Paper ID: | 4959 |
---|---|

Title: | Neural Arithmetic Logic Units |

This paper presents novel arithmetic units called NAC and NALU for neural networks. The proposed NAC unit is used for calculating additions and subtractions of the input vector; NALU calculates multiplications by applying a logarithm before the NAC unit. The experimental results show that the NAC/NALU units worked well on numerical addition and counting tasks--even when the lengths of numbers in the test data are different than those of training data. This work is motivated by the problem of learning the identity function, Figure 1 shows that many activation functions do not work in this problem. What is the performance of NAC/NALU on learning the identity function? Would it be a straight line as expected? Figure 1 also shows that some activation functions perform well on this problem (although hard to identify on the figure because of the overlapping lines and colors). It would be better if the authors can show their performance on the same tasks in the experiment section. Another problem is that the illustration and caption of Figure 2 are not very clear, e.g., what is the three blue dots on the left of the tanh matrix? How do the gates work? Why are they designed like this? Please provide a more detailed description of the NALU unit. The experiment on reinforcement learning shows that although NAC did not work on extrapolation tasks as expected, it degenerates slower than the compared method. How about NALU's performance on this task? The reward of A3C can lower than 0, why A3C+NAC did not get lower than 0? Some other questions: 1. What is the \hat{M} in line 87? 2. I would prefer to see NAC/NALU applied to more complex tasks, such as the object counting tasks introduced in section 1.

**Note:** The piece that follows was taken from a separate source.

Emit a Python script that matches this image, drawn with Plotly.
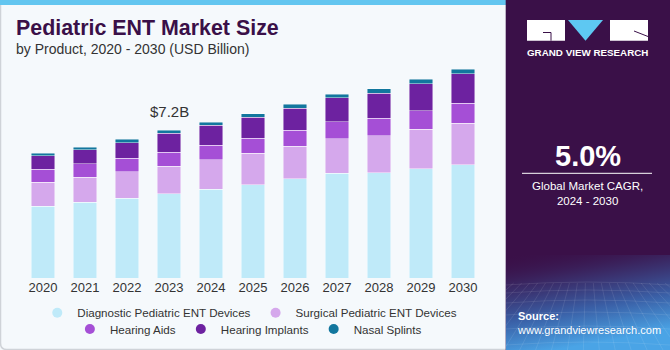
import base64
import plotly.graph_objects as go

# ---- data ----
years = ["2020", "2021", "2022", "2023", "2024", "2025", "2026", "2027", "2028", "2029", "2030"]
diagnostic = [3.50, 3.68, 3.88, 4.09, 4.32, 4.53, 4.82, 5.09, 5.11, 5.32, 5.50]
surgical = [1.17, 1.23, 1.30, 1.35, 1.43, 1.54, 1.59, 1.69, 1.80, 1.91, 2.03]
hearing_aids = [0.63, 0.65, 0.65, 0.68, 0.70, 0.73, 0.79, 0.81, 0.86, 0.91, 0.97]
hearing_implants = [0.65, 0.68, 0.76, 0.91, 0.97, 1.01, 1.07, 1.17, 1.23, 1.31, 1.43]
nasal_splints = [0.13, 0.13, 0.15, 0.16, 0.16, 0.18, 0.19, 0.18, 0.21, 0.21, 0.23]
series_names = ["Diagnostic Pediatric ENT Devices", "Surgical Pediatric ENT Devices",
                "Hearing Aids", "Hearing Implants", "Nasal Splints"]
series_colors = ["#bfeaf9", "#d5a8ec", "#a54fd6", "#6d22a0", "#12779e"]
highlight_year = "2023"
cagr_text = "5.0%"

# ---- geometry helpers (pixels -> paper) ----
W, H = 670, 350
ML, MR, MT, MB = 22, 186, 60, 72
PW, PH = W - ML - MR, H - MT - MB


def px(x):
    return (x - ML) / PW


def py(y):
    return (H - MB - y) / PH


FONT = "Arial, Liberation Sans, sans-serif"
PANEL = "#3a1048"

fig = go.Figure()
series = [diagnostic, surgical, hearing_aids, hearing_implants, nasal_splints]
legend_ids = ["legend", "legend", "legend2", "legend2", "legend2"]
for name, vals, col in zip(series_names, series, series_colors):
    fig.add_trace(go.Bar(
        x=years, y=vals, name=name, legendgroup=name, showlegend=False,
        marker=dict(color=col, line=dict(color="rgba(255,255,255,0.55)", width=0.8)),
        hovertemplate="%{x}: %{y:.2f}B<extra>" + name + "</extra>",
    ))
# circle legend entries (no data drawn)
for name, col, lg in zip(series_names, series_colors, legend_ids):
    fig.add_trace(go.Scatter(
        x=[None], y=[None], mode="markers", name=name, legendgroup=name, legend=lg,
        marker=dict(symbol="circle", size=10, color=col), showlegend=True, hoverinfo="skip",
    ))

hi = years.index(highlight_year)
total_hi = sum(s[hi] for s in series)

# gradient image for bottom of right panel
svg = (
    "<svg xmlns='http://www.w3.org/2000/svg' width='165' height='95' viewBox='0 0 165 95' preserveAspectRatio='none'>"
    "<defs><linearGradient id='g' x1='0' y1='0' x2='0.3' y2='1'>"
    "<stop offset='0' stop-color='#3a1048' stop-opacity='0'/>"
    "<stop offset='0.3' stop-color='#3a2a66' stop-opacity='0.85'/>"
    "<stop offset='0.65' stop-color='#3a5fa6'/>"
    "<stop offset='1' stop-color='#4aa4e6'/>"
    "</linearGradient></defs>"
    "<rect width='165' height='95' fill='url(#g)'/>"
    "<g stroke='white' stroke-opacity='0.16' stroke-width='0.6' fill='none'>"
    + "".join(f"<line x1='{x}' y1='28' x2='{x*2-82}' y2='95'/>" for x in range(0, 170, 8))
    + "".join(f"<path d='M0 {y} Q82 {y-6} 165 {y}'/>" for y in (30, 38, 48, 60, 74, 90))
    + "</g></svg>"
)
img_src = "data:image/svg+xml;base64," + base64.b64encode(svg.encode()).decode()

shapes = [
    # left panel border
    dict(type="path", xref="paper", yref="paper",
         path=f"M {px(0.5)} {py(5)} L {px(0.5)} {py(343)} Q {px(0.5)} {py(349.5)} {px(7)} {py(349.5)} L {px(506)} {py(349.5)}",
         line=dict(color="#cfd3d8", width=1.5), layer="below"),
    # top blue strip
    dict(type="rect", xref="paper", yref="paper", x0=px(0), x1=px(506), y0=py(0), y1=py(5),
         fillcolor="#63c6f0", line=dict(width=0), layer="below"),
    # right panel
    dict(type="rect", xref="paper", yref="paper", x0=px(505.7), x1=px(670), y0=py(0), y1=py(350),
         fillcolor=PANEL, line=dict(width=0), layer="below"),
    # logo: G block
    dict(type="rect", xref="paper", yref="paper", x0=px(527), x1=px(565), y0=py(20), y1=py(40.7),
         fillcolor="white", line=dict(width=0), layer="above"),
    dict(type="path", xref="paper", yref="paper",
         path=f"M {px(543)} {py(32.5)} L {px(551)} {py(32.5)} L {px(551)} {py(40.7)}",
         line=dict(color=PANEL, width=1), layer="above"),
    # logo: triangle
    dict(type="path", xref="paper", yref="paper",
         path=f"M {px(568)} {py(20)} L {px(603)} {py(20)} L {px(585.5)} {py(40.7)} Z",
         fillcolor="#5ec8f2", line=dict(width=0), layer="above"),
    # logo: E block
    dict(type="rect", xref="paper", yref="paper", x0=px(610), x1=px(648), y0=py(20), y1=py(40.7),
         fillcolor="white", line=dict(width=0), layer="above"),
    dict(type="path", xref="paper", yref="paper",
         path=f"M {px(634)} {py(31)} L {px(648)} {py(36.5)}",
         line=dict(color=PANEL, width=1), layer="above"),
    # divider line under CAGR
    dict(type="line", xref="paper", yref="paper", x0=px(522), x1=px(652), y0=py(173.3), y1=py(173.3),
         line=dict(color="white", width=1), layer="above"),
]

annotations = [
    dict(text="<b>Pediatric ENT Market Size</b>", xref="paper", yref="paper", x=px(14), y=py(28),
         xanchor="left", yanchor="middle", showarrow=False, font=dict(size=21.4, color="#3a1048", family=FONT)),
    dict(text="by Product, 2020 - 2030 (USD Billion)", xref="paper", yref="paper", x=px(14), y=py(49),
         xanchor="left", yanchor="middle", showarrow=False, font=dict(size=14, color="#333333", family=FONT)),
    dict(text=f"${total_hi:.1f}B", xref="x", yref="y", x=hi, y=total_hi, yshift=19,
         xanchor="center", yanchor="middle", showarrow=False, font=dict(size=15, color="#333333", family=FONT)),
    dict(text="<b>GRAND VIEW RESEARCH</b>", xref="paper", yref="paper", x=px(587.5), y=py(52),
         xanchor="center", yanchor="middle", showarrow=False, font=dict(size=9.8, color="white", family=FONT)),
    dict(text=f"<b>{cagr_text}</b>", xref="paper", yref="paper", x=px(587.5), y=py(156),
         xanchor="center", yanchor="middle", showarrow=False, font=dict(size=29, color="white", family=FONT)),
    dict(text="Global Market CAGR,<br>2024 - 2030", xref="paper", yref="paper", x=px(587.5), y=py(193),
         xanchor="center", yanchor="middle", showarrow=False, align="center",
         font=dict(size=11.5, color="white", family=FONT)),
    dict(text="<b>Source:</b><br>www.grandviewresearch.com", xref="paper", yref="paper", x=px(515), y=py(322.5),
         xanchor="left", yanchor="middle", showarrow=False, align="left",
         font=dict(size=11, color="white", family=FONT)),
]

legend_common = dict(orientation="h", xanchor="center", yanchor="middle", bgcolor="rgba(0,0,0,0)",
                     font=dict(size=11.6, color="#333333", family=FONT), itemwidth=30,
                     traceorder="normal", itemclick=False, itemdoubleclick=False)

fig.update_layout(
    width=W, height=H,
    margin=dict(l=ML, r=MR, t=MT, b=MB, autoexpand=False),
    paper_bgcolor="#f5f9fc", plot_bgcolor="rgba(0,0,0,0)",
    barmode="stack", bargap=0.45,
    font=dict(family=FONT, color="#333333"),
    xaxis=dict(type="category", range=[-0.5, len(years) - 0.5], showgrid=False, zeroline=False,
               showline=False, ticks="", ticklabelstandoff=0,
               tickfont=dict(size=13, color="#333333", family=FONT), fixedrange=True),
    yaxis=dict(range=[0, PH / (148 / 7.2)], visible=False, fixedrange=True),
    legend=dict(x=0.493, y=py(312.7), **legend_common),
    legend2=dict(x=0.49, y=py(329), **legend_common),
    shapes=shapes,
    annotations=annotations,
    images=[dict(source=img_src, xref="paper", yref="paper", x=px(505.7), y=py(255),
                 sizex=(670 - 505.7) / PW, sizey=95 / PH, sizing="stretch",
                 xanchor="left", yanchor="top", layer="above")],
    showlegend=True,
)

fig.write_html("out.html")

The paper proposes a method to extrapolate numbers outside the training range in neural networks. It proposes two models in order to solve this task. The neural accumulator that transforms a linear layer to output additions or subtractions and the neural arithmethic logic unit which can learn more complex mathematical functions. The tackled problem of extrapolation is an interesting one as neural networks generally perform not so well in such tasks. The paper itself is well motivated in the introduction and the example which compares different existing structures against each other adds additional clarity that this task should be studied. The method is interesting, novel and sound. It is well presented through good explanations and the diagrams in figure 2. The large experiment section further supports the proposed approach. It is compared in different problem settings against many different baselines and even against each other. The promise as well as the limitations are discussed. The presentation of the idea overall was well done. However, it does have some gaps. A short background section, for example, could have introduced the reader to extrapolation as a problem and could have reiterated the most important neural network mechanisms as later a deeper knowledge is expected. Furthermore, the mathematical notation (M) used in line 58 onwards is never formally introduced. Towards the end the authors mention that their work could also be seen as a different principled approach of designing neural networks in that it biases towards certain outcomes. the paper could have discussed this in more detail as this seems wider applicable than to only extrapolation problems and, therefore, more relevant to more readers. Overall, the paper presented its main contributions clearly and showed in a large result section the importance as well as the success of their method. While the more general underlying principle would have been interesting to explore and a background section might have added additional clarity the paper's novel ideas and impressive results still outline a significant contribution.

The paper proposes neural arithmetic logical units (NALUs) for learning numerical related tasks with deep neural networks. Specifically, NALUs explicitly enforce learning the systematic numerical operations, so the networks can perform well on values not seen in the training set. The proposed method is clean, general and easily applicable to existing neural networks. The paper gives strong empirical evidence on various numerical tasks and shows superior performance on networks with NALUs. I think the paper might need more studies like Figure 3 on both NALU and ordinary networks to better understand the network behaviors on various tasks. Update: Thanks for the rebuttal! I have read all reviewers' reviews and the corresponding response. There are some flaws (mathematical notions, figure clarity, and lack of background work discussion), but overall I think the paper is of good quality.